■ EXERCISE INPUTS:
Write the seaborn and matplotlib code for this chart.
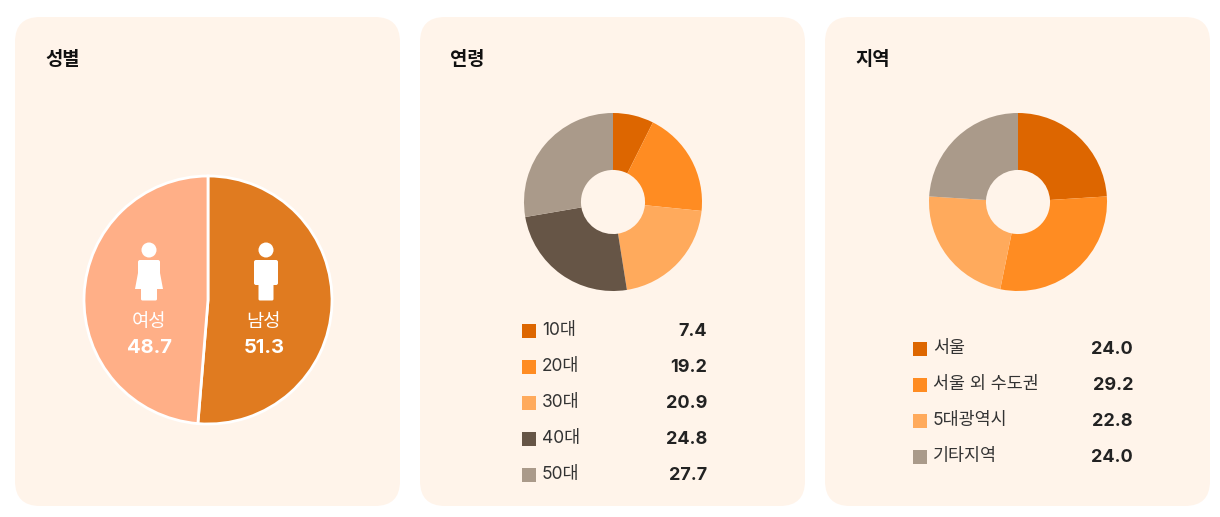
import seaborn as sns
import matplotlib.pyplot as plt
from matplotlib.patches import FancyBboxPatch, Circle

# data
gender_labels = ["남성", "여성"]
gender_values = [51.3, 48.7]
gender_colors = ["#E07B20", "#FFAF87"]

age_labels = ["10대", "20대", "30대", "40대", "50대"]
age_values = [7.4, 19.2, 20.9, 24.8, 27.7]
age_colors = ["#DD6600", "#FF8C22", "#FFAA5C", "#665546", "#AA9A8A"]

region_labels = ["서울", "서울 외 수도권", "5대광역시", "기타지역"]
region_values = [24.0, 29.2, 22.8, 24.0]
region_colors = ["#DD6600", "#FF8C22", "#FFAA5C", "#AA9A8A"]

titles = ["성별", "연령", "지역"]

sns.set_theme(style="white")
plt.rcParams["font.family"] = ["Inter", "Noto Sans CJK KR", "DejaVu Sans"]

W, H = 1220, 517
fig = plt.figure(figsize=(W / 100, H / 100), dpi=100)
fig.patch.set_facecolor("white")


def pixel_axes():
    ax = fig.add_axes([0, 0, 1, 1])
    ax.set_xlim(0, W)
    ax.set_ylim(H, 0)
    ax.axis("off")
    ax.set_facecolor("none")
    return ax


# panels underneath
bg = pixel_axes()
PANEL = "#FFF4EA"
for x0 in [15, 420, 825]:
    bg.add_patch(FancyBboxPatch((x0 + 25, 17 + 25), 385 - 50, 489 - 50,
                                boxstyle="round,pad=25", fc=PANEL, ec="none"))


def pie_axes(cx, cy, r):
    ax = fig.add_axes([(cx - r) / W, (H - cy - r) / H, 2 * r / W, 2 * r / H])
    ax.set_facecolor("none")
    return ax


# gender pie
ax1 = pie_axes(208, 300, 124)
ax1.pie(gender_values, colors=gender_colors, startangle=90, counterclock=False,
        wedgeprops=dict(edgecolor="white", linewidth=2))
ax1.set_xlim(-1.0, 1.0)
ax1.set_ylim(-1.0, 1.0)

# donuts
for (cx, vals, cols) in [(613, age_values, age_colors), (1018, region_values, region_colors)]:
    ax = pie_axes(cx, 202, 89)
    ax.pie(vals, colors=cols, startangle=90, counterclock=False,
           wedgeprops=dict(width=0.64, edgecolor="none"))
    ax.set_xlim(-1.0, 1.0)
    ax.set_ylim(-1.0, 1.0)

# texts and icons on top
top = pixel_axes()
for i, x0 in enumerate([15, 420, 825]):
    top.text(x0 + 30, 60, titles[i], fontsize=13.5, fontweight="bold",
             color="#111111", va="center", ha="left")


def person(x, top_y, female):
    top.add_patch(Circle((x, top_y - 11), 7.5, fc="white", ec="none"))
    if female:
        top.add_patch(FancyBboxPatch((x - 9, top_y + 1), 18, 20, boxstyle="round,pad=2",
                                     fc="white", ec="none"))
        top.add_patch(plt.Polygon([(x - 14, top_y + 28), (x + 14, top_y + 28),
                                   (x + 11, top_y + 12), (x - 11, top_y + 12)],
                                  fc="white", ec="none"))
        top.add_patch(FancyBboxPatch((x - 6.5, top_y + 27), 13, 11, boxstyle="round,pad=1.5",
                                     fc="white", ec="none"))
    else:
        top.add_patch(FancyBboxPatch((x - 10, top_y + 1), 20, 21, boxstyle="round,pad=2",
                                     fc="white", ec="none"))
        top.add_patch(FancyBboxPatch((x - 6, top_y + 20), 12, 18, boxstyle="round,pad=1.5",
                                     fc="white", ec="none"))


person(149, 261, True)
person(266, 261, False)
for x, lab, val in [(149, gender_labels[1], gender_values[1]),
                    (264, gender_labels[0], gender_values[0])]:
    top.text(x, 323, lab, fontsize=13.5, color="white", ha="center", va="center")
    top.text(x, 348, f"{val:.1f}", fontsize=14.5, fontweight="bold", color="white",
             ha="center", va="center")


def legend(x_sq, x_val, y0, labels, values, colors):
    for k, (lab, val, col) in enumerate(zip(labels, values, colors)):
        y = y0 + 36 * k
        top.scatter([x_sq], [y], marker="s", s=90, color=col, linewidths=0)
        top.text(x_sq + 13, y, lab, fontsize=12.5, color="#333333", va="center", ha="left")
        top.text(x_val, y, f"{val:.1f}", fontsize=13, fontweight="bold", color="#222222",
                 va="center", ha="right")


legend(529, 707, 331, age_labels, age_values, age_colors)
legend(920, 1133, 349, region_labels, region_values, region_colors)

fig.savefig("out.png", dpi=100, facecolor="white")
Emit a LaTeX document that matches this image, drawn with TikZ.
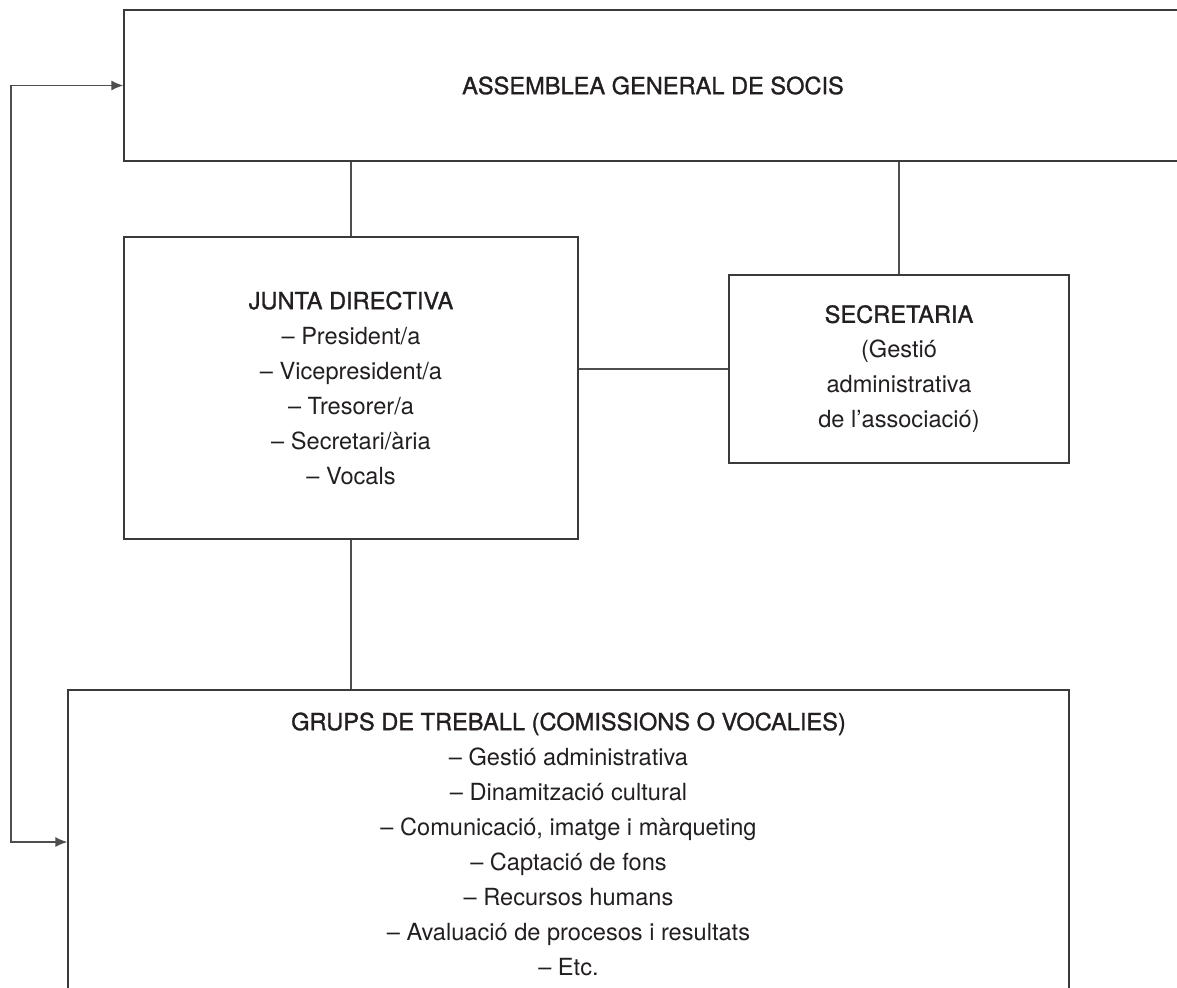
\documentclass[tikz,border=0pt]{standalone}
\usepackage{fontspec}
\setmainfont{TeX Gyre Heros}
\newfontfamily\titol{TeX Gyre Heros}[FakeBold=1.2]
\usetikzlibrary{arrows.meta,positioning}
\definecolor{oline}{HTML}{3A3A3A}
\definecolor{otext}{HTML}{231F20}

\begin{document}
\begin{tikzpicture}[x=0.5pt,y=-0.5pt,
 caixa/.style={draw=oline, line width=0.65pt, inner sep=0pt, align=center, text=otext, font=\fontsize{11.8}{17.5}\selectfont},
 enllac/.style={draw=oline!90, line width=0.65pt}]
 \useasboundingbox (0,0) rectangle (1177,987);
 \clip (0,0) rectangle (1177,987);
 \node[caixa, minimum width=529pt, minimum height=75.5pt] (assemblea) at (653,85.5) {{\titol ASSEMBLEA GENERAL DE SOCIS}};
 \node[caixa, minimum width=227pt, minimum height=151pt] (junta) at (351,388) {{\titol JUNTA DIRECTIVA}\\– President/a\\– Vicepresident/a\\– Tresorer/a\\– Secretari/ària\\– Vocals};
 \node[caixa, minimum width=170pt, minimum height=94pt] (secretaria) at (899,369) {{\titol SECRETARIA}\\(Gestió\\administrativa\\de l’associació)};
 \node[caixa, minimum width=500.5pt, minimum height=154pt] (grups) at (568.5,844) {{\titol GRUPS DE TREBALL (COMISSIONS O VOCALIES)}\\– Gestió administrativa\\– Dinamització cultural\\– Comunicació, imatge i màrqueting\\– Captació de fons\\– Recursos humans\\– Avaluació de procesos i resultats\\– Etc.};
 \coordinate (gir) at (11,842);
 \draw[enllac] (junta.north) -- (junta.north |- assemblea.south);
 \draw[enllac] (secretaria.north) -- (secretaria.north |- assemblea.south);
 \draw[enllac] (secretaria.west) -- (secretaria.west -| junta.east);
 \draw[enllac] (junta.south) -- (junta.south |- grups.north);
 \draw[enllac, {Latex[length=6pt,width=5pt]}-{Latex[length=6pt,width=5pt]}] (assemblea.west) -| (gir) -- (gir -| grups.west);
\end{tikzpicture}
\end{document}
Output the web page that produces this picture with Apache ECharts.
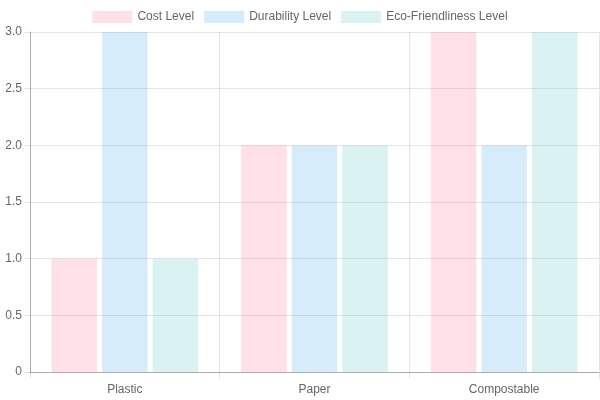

■ OBJECTIVE:
Exclude the pictures, and transcribe all of the material exactly.

■ RESPONSE BELOW:
Write the seaborn and matplotlib code for this chart.
import seaborn as sns
import matplotlib.pyplot as plt
from matplotlib.patches import FancyBboxPatch, Circle

# data
gender_labels = ["남성", "여성"]
gender_values = [51.3, 48.7]
gender_colors = ["#E07B20", "#FFAF87"]

age_labels = ["10대", "20대", "30대", "40대", "50대"]
age_values = [7.4, 19.2, 20.9, 24.8, 27.7]
age_colors = ["#DD6600", "#FF8C22", "#FFAA5C", "#665546", "#AA9A8A"]

region_labels = ["서울", "서울 외 수도권", "5대광역시", "기타지역"]
region_values = [24.0, 29.2, 22.8, 24.0]
region_colors = ["#DD6600", "#FF8C22", "#FFAA5C", "#AA9A8A"]

titles = ["성별", "연령", "지역"]

sns.set_theme(style="white")
plt.rcParams["font.family"] = ["Inter", "Noto Sans CJK KR", "DejaVu Sans"]

W, H = 1220, 517
fig = plt.figure(figsize=(W / 100, H / 100), dpi=100)
fig.patch.set_facecolor("white")


def pixel_axes():
    ax = fig.add_axes([0, 0, 1, 1])
    ax.set_xlim(0, W)
    ax.set_ylim(H, 0)
    ax.axis("off")
    ax.set_facecolor("none")
    return ax


# panels underneath
bg = pixel_axes()
PANEL = "#FFF4EA"
for x0 in [15, 420, 825]:
    bg.add_patch(FancyBboxPatch((x0 + 25, 17 + 25), 385 - 50, 489 - 50,
                                boxstyle="round,pad=25", fc=PANEL, ec="none"))


def pie_axes(cx, cy, r):
    ax = fig.add_axes([(cx - r) / W, (H - cy - r) / H, 2 * r / W, 2 * r / H])
    ax.set_facecolor("none")
    return ax


# gender pie
ax1 = pie_axes(208, 300, 124)
ax1.pie(gender_values, colors=gender_colors, startangle=90, counterclock=False,
        wedgeprops=dict(edgecolor="white", linewidth=2))
ax1.set_xlim(-1.0, 1.0)
ax1.set_ylim(-1.0, 1.0)

# donuts
for (cx, vals, cols) in [(613, age_values, age_colors), (1018, region_values, region_colors)]:
    ax = pie_axes(cx, 202, 89)
    ax.pie(vals, colors=cols, startangle=90, counterclock=False,
           wedgeprops=dict(width=0.64, edgecolor="none"))
    ax.set_xlim(-1.0, 1.0)
    ax.set_ylim(-1.0, 1.0)

# texts and icons on top
top = pixel_axes()
for i, x0 in enumerate([15, 420, 825]):
    top.text(x0 + 30, 60, titles[i], fontsize=13.5, fontweight="bold",
             color="#111111", va="center", ha="left")


def person(x, top_y, female):
    top.add_patch(Circle((x, top_y - 11), 7.5, fc="white", ec="none"))
    if female:
        top.add_patch(FancyBboxPatch((x - 9, top_y + 1), 18, 20, boxstyle="round,pad=2",
                                     fc="white", ec="none"))
        top.add_patch(plt.Polygon([(x - 14, top_y + 28), (x + 14, top_y + 28),
                                   (x + 11, top_y + 12), (x - 11, top_y + 12)],
                                  fc="white", ec="none"))
        top.add_patch(FancyBboxPatch((x - 6.5, top_y + 27), 13, 11, boxstyle="round,pad=1.5",
                                     fc="white", ec="none"))
    else:
        top.add_patch(FancyBboxPatch((x - 10, top_y + 1), 20, 21, boxstyle="round,pad=2",
                                     fc="white", ec="none"))
        top.add_patch(FancyBboxPatch((x - 6, top_y + 20), 12, 18, boxstyle="round,pad=1.5",
                                     fc="white", ec="none"))


person(149, 261, True)
person(266, 261, False)
for x, lab, val in [(149, gender_labels[1], gender_values[1]),
                    (264, gender_labels[0], gender_values[0])]:
    top.text(x, 323, lab, fontsize=13.5, color="white", ha="center", va="center")
    top.text(x, 348, f"{val:.1f}", fontsize=14.5, fontweight="bold", color="white",
             ha="center", va="center")


def legend(x_sq, x_val, y0, labels, values, colors):
    for k, (lab, val, col) in enumerate(zip(labels, values, colors)):
        y = y0 + 36 * k
        top.scatter([x_sq], [y], marker="s", s=90, color=col, linewidths=0)
        top.text(x_sq + 13, y, lab, fontsize=12.5, color="#333333", va="center", ha="left")
        top.text(x_val, y, f"{val:.1f}", fontsize=13, fontweight="bold", color="#222222",
                 va="center", ha="right")


legend(529, 707, 331, age_labels, age_values, age_colors)
legend(920, 1133, 349, region_labels, region_values, region_colors)

fig.savefig("out.png", dpi=100, facecolor="white")
Emit a LaTeX document that matches this image, drawn with TikZ.
\documentclass[tikz,border=0pt]{standalone}
\usepackage{fontspec}
\setmainfont{TeX Gyre Heros}
\newfontfamily\titol{TeX Gyre Heros}[FakeBold=1.2]
\usetikzlibrary{arrows.meta,positioning}
\definecolor{oline}{HTML}{3A3A3A}
\definecolor{otext}{HTML}{231F20}

\begin{document}
\begin{tikzpicture}[x=0.5pt,y=-0.5pt,
 caixa/.style={draw=oline, line width=0.65pt, inner sep=0pt, align=center, text=otext, font=\fontsize{11.8}{17.5}\selectfont},
 enllac/.style={draw=oline!90, line width=0.65pt}]
 \useasboundingbox (0,0) rectangle (1177,987);
 \clip (0,0) rectangle (1177,987);
 \node[caixa, minimum width=529pt, minimum height=75.5pt] (assemblea) at (653,85.5) {{\titol ASSEMBLEA GENERAL DE SOCIS}};
 \node[caixa, minimum width=227pt, minimum height=151pt] (junta) at (351,388) {{\titol JUNTA DIRECTIVA}\\– President/a\\– Vicepresident/a\\– Tresorer/a\\– Secretari/ària\\– Vocals};
 \node[caixa, minimum width=170pt, minimum height=94pt] (secretaria) at (899,369) {{\titol SECRETARIA}\\(Gestió\\administrativa\\de l’associació)};
 \node[caixa, minimum width=500.5pt, minimum height=154pt] (grups) at (568.5,844) {{\titol GRUPS DE TREBALL (COMISSIONS O VOCALIES)}\\– Gestió administrativa\\– Dinamització cultural\\– Comunicació, imatge i màrqueting\\– Captació de fons\\– Recursos humans\\– Avaluació de procesos i resultats\\– Etc.};
 \coordinate (gir) at (11,842);
 \draw[enllac] (junta.north) -- (junta.north |- assemblea.south);
 \draw[enllac] (secretaria.north) -- (secretaria.north |- assemblea.south);
 \draw[enllac] (secretaria.west) -- (secretaria.west -| junta.east);
 \draw[enllac] (junta.south) -- (junta.south |- grups.north);
 \draw[enllac, {Latex[length=6pt,width=5pt]}-{Latex[length=6pt,width=5pt]}] (assemblea.west) -| (gir) -- (gir -| grups.west);
\end{tikzpicture}
\end{document}
Output the web page that produces this picture with Apache ECharts.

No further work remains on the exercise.